EXERCISE TASK
The required output is the block of lines from the line with "Write the matplotlib code for this chart." to the line with "plt.rcParams['font.family'] = ['Liberation", endpoints included and pictures omitted.

── RECORDS FOR THIS TASK

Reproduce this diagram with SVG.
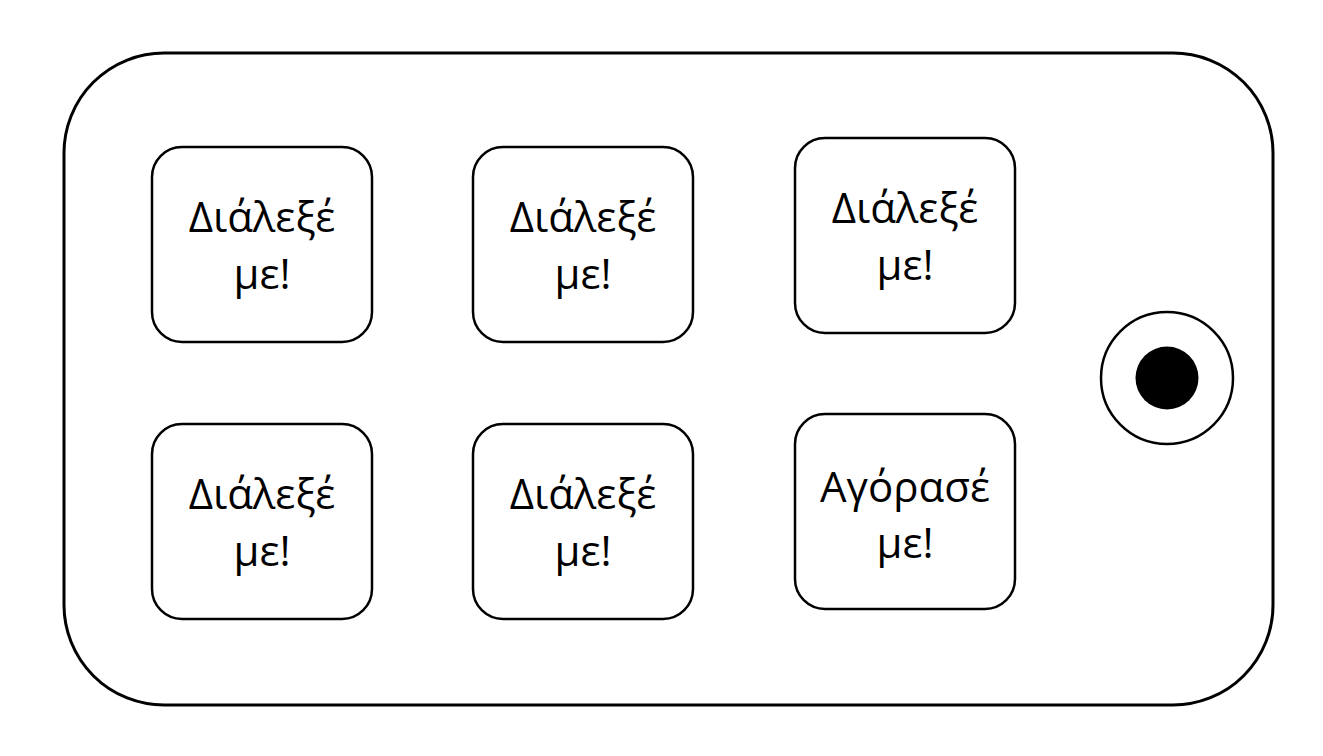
<svg xmlns="http://www.w3.org/2000/svg" width="1323" height="756" viewBox="0 0 1323 756">
<style>
.b{fill:#fff;stroke:#000;stroke-width:2.5}
.t{font-family:"Open Sans","Noto Sans",sans-serif;font-size:42px;fill:#000;text-anchor:middle}
</style>
<rect width="1323" height="756" fill="#fff"/>
<g id="device">
<rect x="64" y="53" width="1209" height="652" rx="100" ry="100" fill="#fff" stroke="#000" stroke-width="3"/>
</g>
<g id="btn1"><rect class="b" x="152" y="147" width="220" height="195" rx="30"/><text class="t" x="262" y="232">Διάλεξέ</text><text class="t" x="262" y="289">με!</text></g>
<g id="btn2"><rect class="b" x="473" y="147" width="220" height="195" rx="30"/><text class="t" x="583" y="232">Διάλεξέ</text><text class="t" x="583" y="289">με!</text></g>
<g id="btn3"><rect class="b" x="795" y="138" width="220" height="195" rx="30"/><text class="t" x="905" y="223">Διάλεξέ</text><text class="t" x="905" y="280">με!</text></g>
<g id="btn4"><rect class="b" x="152" y="424" width="220" height="195" rx="30"/><text class="t" x="262" y="509">Διάλεξέ</text><text class="t" x="262" y="566">με!</text></g>
<g id="btn5"><rect class="b" x="473" y="424" width="220" height="195" rx="30"/><text class="t" x="583" y="509">Διάλεξέ</text><text class="t" x="583" y="566">με!</text></g>
<g id="btn6"><rect class="b" x="795" y="414" width="220" height="195" rx="30"/><text class="t" x="905" y="502">Αγόρασέ</text><text class="t" x="905" y="558">με!</text></g>
<g id="knob">
<circle cx="1167" cy="378" r="66" fill="#fff" stroke="#000" stroke-width="2.5"/>
<circle cx="1167" cy="378" r="31.5" fill="#000"/>
</g>
<g id="connectors"/>
</svg>
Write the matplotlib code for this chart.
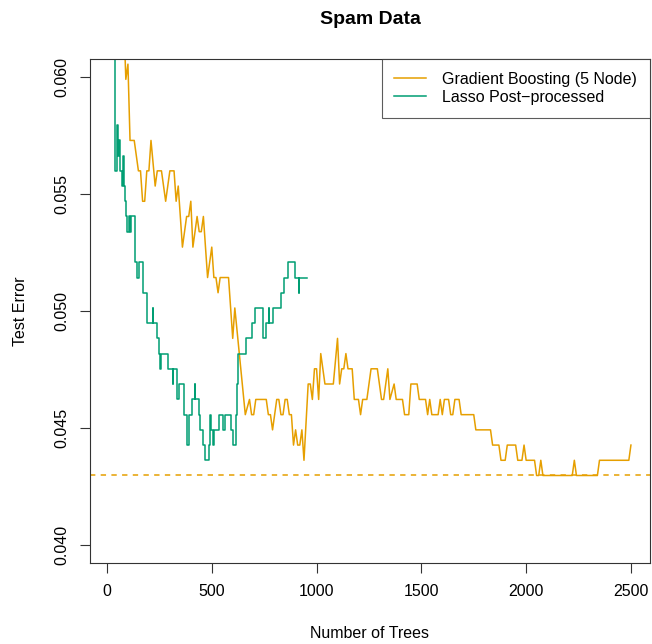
import matplotlib
matplotlib.use("Agg")
import matplotlib.pyplot as plt
import numpy as np

plt.rcParams['font.family'] = ['Liberation Sans', 'DejaVu Sans']

# Gradient boosting test error
gb_trees = [80, 90, 100, 110, 130, 150, 160, 170, 180, 190, 200, 210, 230, 240, 260,
            280, 300, 320, 330, 340, 360, 380, 390, 400, 410, 430, 440, 450, 460, 480,
            500, 510, 520, 530, 540, 580, 600, 610, 660, 680, 690, 700, 710, 760, 770,
            780, 790, 810, 820, 830, 840, 850, 860, 870, 880, 890, 900, 910, 920, 930,
            940, 960, 970, 980, 990, 1000, 1010, 1020, 1040, 1080, 1100, 1110, 1120, 1130, 1140,
            1150, 1170, 1180, 1200, 1210, 1220, 1240, 1260, 1290, 1310, 1320, 1340, 1350, 1370, 1380,
            1410, 1420, 1440, 1450, 1480, 1490, 1520, 1530, 1540, 1550, 1580, 1590, 1600, 1610, 1630,
            1640, 1650, 1660, 1680, 1690, 1750, 1760, 1830, 1840, 1870, 1880, 1900, 1910, 1950, 1960,
            1980, 1990, 2000, 2040, 2050, 2060, 2070, 2080, 2220, 2230, 2240, 2340, 2350, 2490, 2500]
gb_error = [0.06250, 0.05990, 0.06055, 0.05729, 0.05729, 0.05599, 0.05599, 0.05469, 0.05469, 0.05599,
            0.05599, 0.05729, 0.05534, 0.05599, 0.05599, 0.05469, 0.05599, 0.05599, 0.05469, 0.05534,
            0.05273, 0.05404, 0.05404, 0.05469, 0.05273, 0.05404, 0.05339, 0.05339, 0.05404, 0.05143,
            0.05273, 0.05143, 0.05143, 0.05078, 0.05143, 0.05143, 0.04883, 0.05013, 0.04557, 0.04622,
            0.04557, 0.04557, 0.04622, 0.04622, 0.04557, 0.04557, 0.04492, 0.04622, 0.04622, 0.04557,
            0.04557, 0.04622, 0.04622, 0.04557, 0.04557, 0.04427, 0.04492, 0.04427, 0.04427, 0.04492,
            0.04362, 0.04688, 0.04688, 0.04622, 0.04753, 0.04753, 0.04622, 0.04818, 0.04688, 0.04688,
            0.04883, 0.04688, 0.04753, 0.04753, 0.04818, 0.04753, 0.04753, 0.04622, 0.04622, 0.04557,
            0.04622, 0.04622, 0.04753, 0.04753, 0.04622, 0.04622, 0.04753, 0.04622, 0.04688, 0.04622,
            0.04622, 0.04557, 0.04557, 0.04688, 0.04688, 0.04622, 0.04622, 0.04557, 0.04622, 0.04557,
            0.04557, 0.04622, 0.04557, 0.04622, 0.04622, 0.04557, 0.04557, 0.04622, 0.04622, 0.04557,
            0.04557, 0.04492, 0.04492, 0.04427, 0.04427, 0.04362, 0.04362, 0.04427, 0.04427, 0.04362,
            0.04362, 0.04427, 0.04362, 0.04362, 0.04297, 0.04297, 0.04362, 0.04297, 0.04297, 0.04362,
            0.04297, 0.04297, 0.04362, 0.04362, 0.04427]

# Lasso post-processed ensemble (step changes)
lasso_trees = [30, 40, 49, 52, 57, 60, 72, 76, 81, 84, 91, 97, 104, 110, 116,
               135, 145, 151, 173, 189, 218, 221, 237, 250, 253, 256, 291, 313, 316, 333,
               345, 367, 383, 393, 406, 418, 421, 437, 444, 459, 466, 485, 491, 498, 504,
               510, 536, 552, 562, 590, 600, 615, 622, 626, 663, 690, 708, 744, 759, 771,
               774, 790, 828, 843, 865, 897, 915, 917, 953]
lasso_error = [0.06445, 0.05599, 0.05794, 0.05664, 0.05729, 0.05599, 0.05534, 0.05664, 0.05534, 0.05469,
               0.05404, 0.05339, 0.05404, 0.05339, 0.05404, 0.05208, 0.05143, 0.05208, 0.05078, 0.04948,
               0.05013, 0.04948, 0.04883, 0.04818, 0.04753, 0.04818, 0.04753, 0.04688, 0.04753, 0.04622,
               0.04688, 0.04557, 0.04427, 0.04557, 0.04622, 0.04688, 0.04622, 0.04557, 0.04492, 0.04427,
               0.04362, 0.04427, 0.04557, 0.04492, 0.04427, 0.04492, 0.04557, 0.04492, 0.04557, 0.04492,
               0.04427, 0.04557, 0.04688, 0.04818, 0.04883, 0.04948, 0.05013, 0.04883, 0.04948, 0.05013,
               0.04948, 0.05013, 0.05078, 0.05143, 0.05208, 0.05143, 0.05078, 0.05143, 0.05143]

gb_min = 0.04297

orange = '#E69F00'
green = '#009E73'

fig = plt.figure(figsize=(6.52, 6.44), dpi=100)
ax = fig.add_axes([90 / 652, 1 - 563 / 644, 560 / 652, 504 / 644])

ax.plot(gb_trees, gb_error, color=orange, lw=1.1, label='Gradient Boosting (5 Node)')
ax.plot(lasso_trees, lasso_error, color=green, lw=1.1, drawstyle='steps-post',
        label='Lasso Post\u2212processed')
ax.axhline(gb_min, color=orange, lw=1.1, ls=(0, (3.5, 3.5)))

ax.set_xlim(-81, 2591)
ax.set_ylim(0.03923, 0.06077)
ax.set_xticks(np.arange(0, 2501, 500))
ax.set_yticks([0.040, 0.045, 0.050, 0.055, 0.060])
ax.set_yticklabels(['0.040', '0.045', '0.050', '0.055', '0.060'])
ax.tick_params(direction='out', length=7, width=0.8, labelsize=11.5, pad=8, color='#333333')
for lab in ax.get_yticklabels():
    lab.set_rotation(90)
    lab.set_va('center')
for s in ax.spines.values():
    s.set_linewidth(0.8)
    s.set_color('#333333')

ax.set_xlabel('Number of Trees', fontsize=11.5)
ax.set_ylabel('Test Error', fontsize=11.5)
ax.xaxis.set_label_coords(0.5, -0.125)
ax.yaxis.set_label_coords(-0.111, 0.5)
ax.set_title('Spam Data', fontsize=14, fontweight='bold', pad=25)

leg = ax.legend(loc='upper right', borderaxespad=0, fancybox=False, fontsize=11.5,
                edgecolor='#333333', handlelength=2.0, borderpad=0.8, labelspacing=0.2,
                handletextpad=1.0)
leg.get_frame().set_linewidth(0.8)

plt.savefig('out.png', dpi=100)
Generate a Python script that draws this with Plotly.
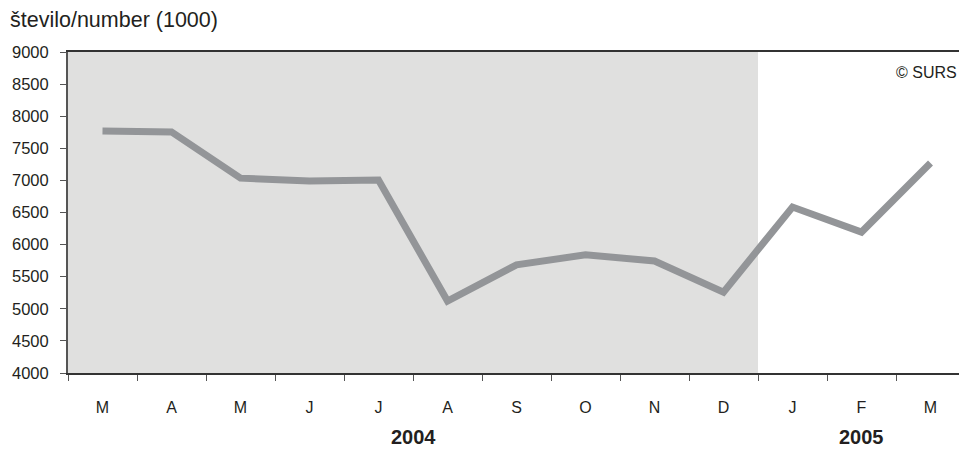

────

ANSWER IN FULL
Write the matplotlib code for this chart.
import matplotlib
matplotlib.use("Agg")
import matplotlib.pyplot as plt
import numpy as np

plt.rcParams['font.family'] = ['Liberation Sans', 'DejaVu Sans']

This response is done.